DIRECTIONS FOR THIS TASK -> Reproduce each line bearing the word "matplotlib".

INFORMATION SUPPLIED ->
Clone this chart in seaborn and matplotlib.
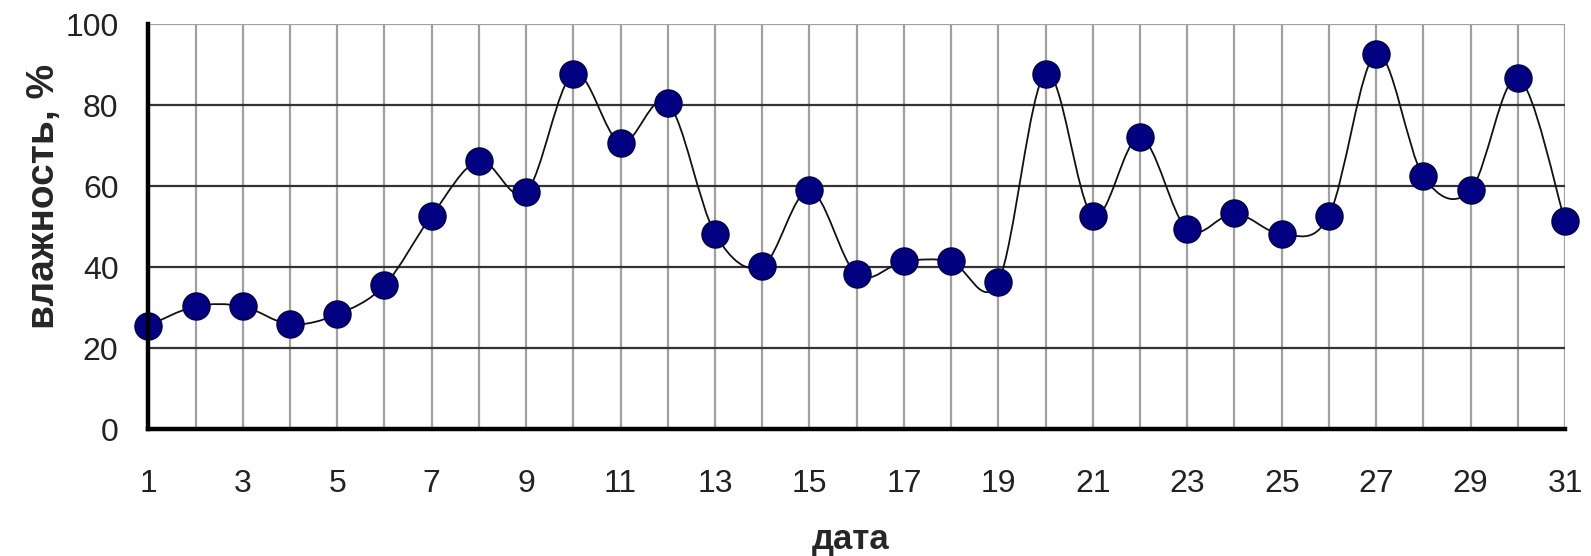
import numpy as np
import pandas as pd
import seaborn as sns
import matplotlib
matplotlib.use('Agg')
import matplotlib.pyplot as plt
from matplotlib.path import Path
from matplotlib.patches import PathPatch

# data
days = list(range(1, 32))
humidity = [25.5, 30.3, 30.3, 25.9, 28.3, 35.5, 52.7, 66.3, 58.5, 87.8,
            70.7, 80.6, 48.3, 40.2, 59.0, 38.2, 41.4, 41.4, 36.4, 87.8,
            52.7, 72.1, 49.3, 53.3, 48.2, 52.7, 92.7, 62.4, 59.0, 86.8, 51.3]
y_ticks = [0, 20, 40, 60, 80, 100]
x_label = "дата"
y_label = "влажность, %"

df = pd.DataFrame({"day": days, "hum": humidity})

sns.set_style("white")
plt.rcParams['font.family'] = ['Liberation Sans', 'DejaVu Sans']

fig = plt.figure(figsize=(15.91, 5.56), dpi=100)
ax = fig.add_axes([0.0932, 0.2284, 0.8905, 0.7279])

# smoothed line like excel (bezier, control points from neighbours)
pts = df[["day", "hum"]].to_numpy(dtype=float)
verts = [tuple(pts[0])]
codes = [Path.MOVETO]
n = len(pts)
for i in range(n - 1):
    p0 = pts[max(i - 1, 0)]
    p1 = pts[i]
    p2 = pts[i + 1]
    p3 = pts[min(i + 2, n - 1)]
    c1 = p1 + (p2 - p0) / 6.0
    c2 = p2 - (p3 - p1) / 6.0
    verts += [tuple(c1), tuple(c2), tuple(p2)]
    codes += [Path.CURVE4] * 3
ax.add_patch(PathPatch(Path(verts, codes), facecolor='none', edgecolor='#111111',
                       lw=1.3, zorder=3))

sns.scatterplot(data=df, x="day", y="hum", ax=ax, s=380, color='#000080',
                edgecolor='#00004a', linewidth=1, marker='o', zorder=4, clip_on=False)

ax.set_xlim(1, 31)
ax.set_ylim(0, 100)

# grid
for v in days:
    ax.axvline(v, color='#a0a0a0', lw=1.6, zorder=1)
for v in y_ticks[1:-1]:
    ax.axhline(v, color='#333333', lw=1.6, zorder=1)
ax.axhline(100, color='#a0a0a0', lw=1.6, zorder=1)

for s in ['top', 'right']:
    ax.spines[s].set_visible(False)
for s in ['left', 'bottom']:
    ax.spines[s].set_linewidth(3.2)
    ax.spines[s].set_color('black')
    ax.spines[s].set_zorder(5)

ax.set_yticks(y_ticks)
ax.set_xticks(days)
ax.set_xticklabels([str(d) if d % 2 == 1 else "" for d in days])
ax.tick_params(axis='y', direction='inout', length=17, width=2.5, color='black',
               labelsize=23, labelcolor='#222222', pad=13)
ax.tick_params(axis='x', direction='inout', length=18, width=2.5, color='black',
               labelsize=23, labelcolor='#222222', pad=20)

ax.set_xlabel(x_label, fontsize=25, fontweight='bold')
ax.set_ylabel(y_label, fontsize=28, fontweight='bold')
ax.xaxis.set_label_coords(0.496, -0.233)
ax.yaxis.set_label_coords(-0.061, 0.575)

plt.savefig("out.png", dpi=100)
plt.close()
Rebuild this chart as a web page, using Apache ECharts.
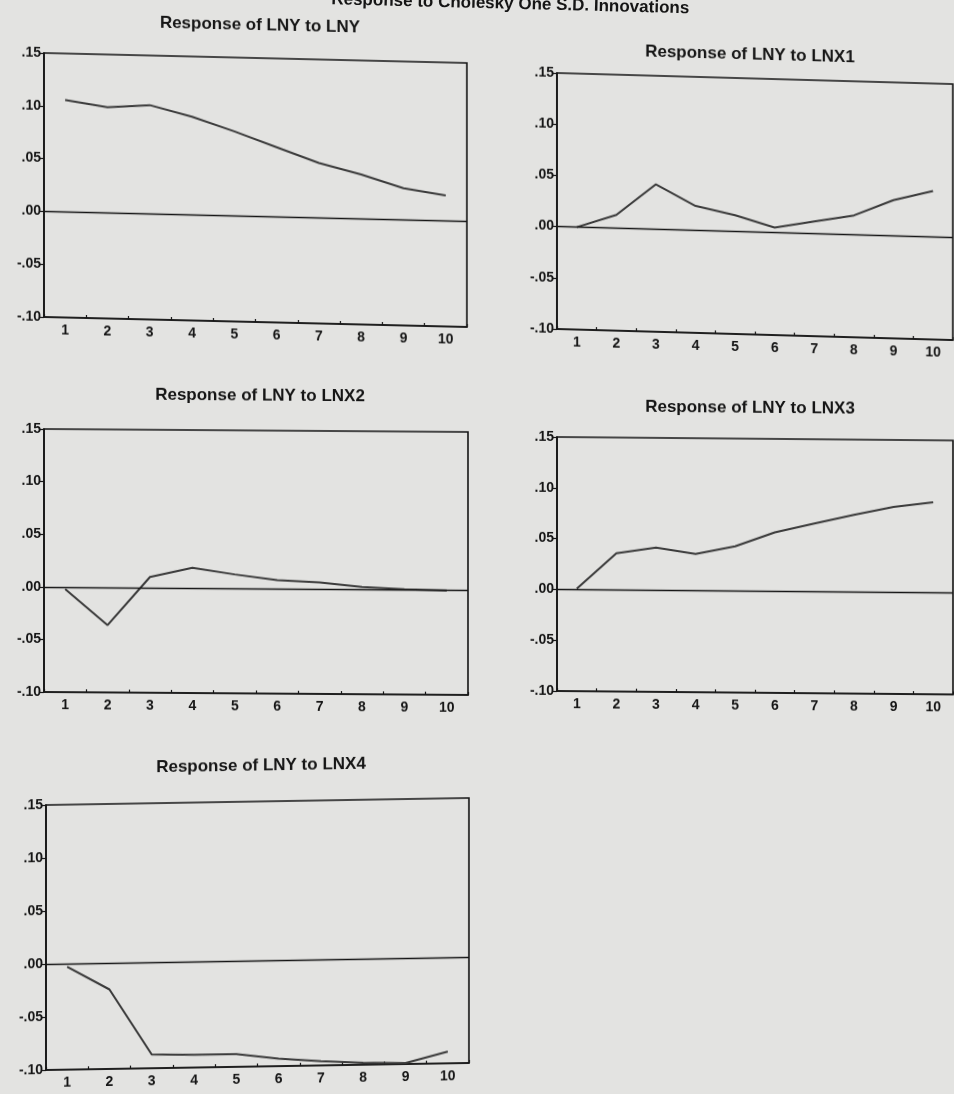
<!DOCTYPE html>
<html>
<head>
<meta charset="utf-8">
<script src="https://cdn.jsdelivr.net/npm/echarts@6/dist/echarts.min.js"></script>
<style>
html,body{margin:0;padding:0;background:#e3e3e1;width:954px;height:1094px;overflow:hidden;}
#bg{position:absolute;left:0;top:0;width:954px;height:1094px;}
.c{position:absolute;}
</style>
</head>
<body>
<div id="bg"></div>
<div id="c1" class="c"></div>
<div id="c2" class="c"></div>
<div id="c3" class="c"></div>
<div id="c4" class="c"></div>
<div id="c5" class="c"></div>
<script>
// ---- data ----
const headerText = 'Response to Cholesky One S.D. Innovations';
const periods = ['1','2','3','4','5','6','7','8','9','10'];
const yTickValues = [-0.10, -0.05, 0.00, 0.05, 0.10, 0.15];
const yTickLabels = ['-.10', '-.05', '.00', '.05', '.10', '.15'];
const titles = ['Response of LNY to LNY','Response of LNY to LNX1','Response of LNY to LNX2','Response of LNY to LNX3','Response of LNY to LNX4'];
const respLNY  = [0.106, 0.100, 0.103, 0.093, 0.080, 0.066, 0.052, 0.042, 0.030, 0.024];
const respLNX1 = [0.000, 0.013, 0.044, 0.024, 0.016, 0.005, 0.012, 0.019, 0.035, 0.045];
const respLNX2 = [-0.002, -0.036, 0.010, 0.019, 0.013, 0.008, 0.006, 0.002, 0.000, -0.001];
const respLNX3 = [0.001, 0.036, 0.042, 0.036, 0.044, 0.058, 0.067, 0.076, 0.084, 0.089];
const respLNX4 = [-0.003, -0.025, -0.087, -0.088, -0.088, -0.093, -0.096, -0.098, -0.099, -0.089];
const seriesList = [respLNY, respLNX1, respLNX2, respLNX3, respLNX4];

// ---- layout (div box, grid inside div, title, skew) ----
const layouts = [
  {id:'c1', left:0,   top:0,   w:480, h:350, g:{left:44, top:53, width:423, height:264}, tx:260, ty:12, skew:1.35},
  {id:'c2', left:477, top:0,   w:477, h:370, g:{left:80, top:73, width:396, height:256}, tx:273, ty:41, skew:1.6},
  {id:'c3', left:0,   top:370, w:480, h:345, g:{left:44, top:59, width:424, height:263}, tx:260, ty:16, skew:0.4},
  {id:'c4', left:477, top:380, w:477, h:340, g:{left:80, top:57, width:396, height:254}, tx:273, ty:18, skew:0.5},
  {id:'c5', left:0,   top:745, w:480, h:349, g:{left:46, top:60, width:423, height:265}, tx:261, ty:16, skew:-0.95}
];

const FONT = '"Liberation Sans", Arial, sans-serif';
const INK = '#151515';

// background + header
const bg = echarts.init(document.getElementById('bg'));
bg.setOption({
  backgroundColor: '#e3e3e1',
  graphic: [{
    type: 'text', x: 689, y: 17, rotation: -0.025,
    style: {
      text: headerText, fill: INK, fontSize: 17, fontWeight: 'bold', fontFamily: FONT,
      align: 'right', verticalAlign: 'bottom', textAlign: 'right', textVerticalAlign: 'bottom'
    }
  }]
});

function tickLabel(v) {
  let best = 0, bd = Infinity;
  yTickValues.forEach((t, i) => { const d = Math.abs(t - v); if (d < bd) { bd = d; best = i; } });
  return yTickLabels[best];
}

layouts.forEach((L, i) => {
  const el = document.getElementById(L.id);
  el.style.left = L.left + 'px';
  el.style.top = L.top + 'px';
  el.style.width = L.w + 'px';
  el.style.height = L.h + 'px';
  el.style.transformOrigin = L.g.left + 'px 0px';
  el.style.transform = 'skewY(' + L.skew + 'deg)';
  const ch = echarts.init(el);
  ch.setOption({
    backgroundColor: 'transparent',
    animation: false,
    title: {
      text: titles[i], left: L.tx, top: L.ty, textAlign: 'center', padding: 0,
      textStyle: { color: INK, fontSize: 17, fontWeight: 'bold', fontFamily: FONT }
    },
    grid: Object.assign({ show: true, borderColor: INK, borderWidth: 1.6, backgroundColor: 'transparent', containLabel: false }, L.g),
    xAxis: {
      type: 'category', data: periods, boundaryGap: true,
      axisLine: { show: true, onZero: false, lineStyle: { color: INK, width: 1.6 } },
      axisTick: { show: true, inside: true, length: 3, lineStyle: { color: INK, width: 1.2 } },
      axisLabel: { color: INK, fontSize: 14, fontWeight: 'bold', fontFamily: FONT, margin: 6, interval: 0 },
      splitLine: { show: false }
    },
    yAxis: {
      type: 'value', min: -0.10, max: 0.15, interval: 0.05,
      axisLine: { show: true, lineStyle: { color: INK, width: 1.6 } },
      axisTick: { show: true, inside: false, length: 5, lineStyle: { color: INK, width: 1.2 } },
      axisLabel: { color: INK, fontSize: 14, fontWeight: 'bold', fontFamily: FONT, margin: 3, formatter: tickLabel },
      splitLine: { show: false }
    },
    series: [{
      type: 'line', data: seriesList[i], symbol: 'none', smooth: false,
      lineStyle: { color: '#3a3a3a', width: 2 },
      markLine: {
        silent: true, symbol: 'none', label: { show: false },
        lineStyle: { color: INK, width: 1.3, type: 'solid' },
        data: [{ yAxis: 0 }]
      }
    }]
  });
});
</script>
</body>
</html>
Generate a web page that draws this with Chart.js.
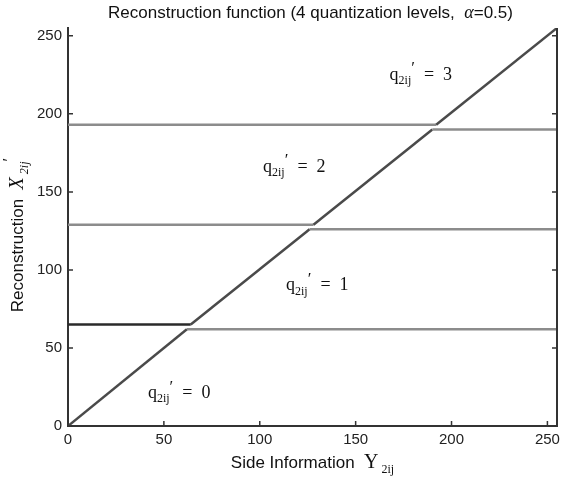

SOLUTION FOR THIS TASK ->
Clone this chart in seaborn and matplotlib.
import matplotlib
matplotlib.use('Agg')
import matplotlib.pyplot as plt
from matplotlib.path import Path
from matplotlib.patches import PathPatch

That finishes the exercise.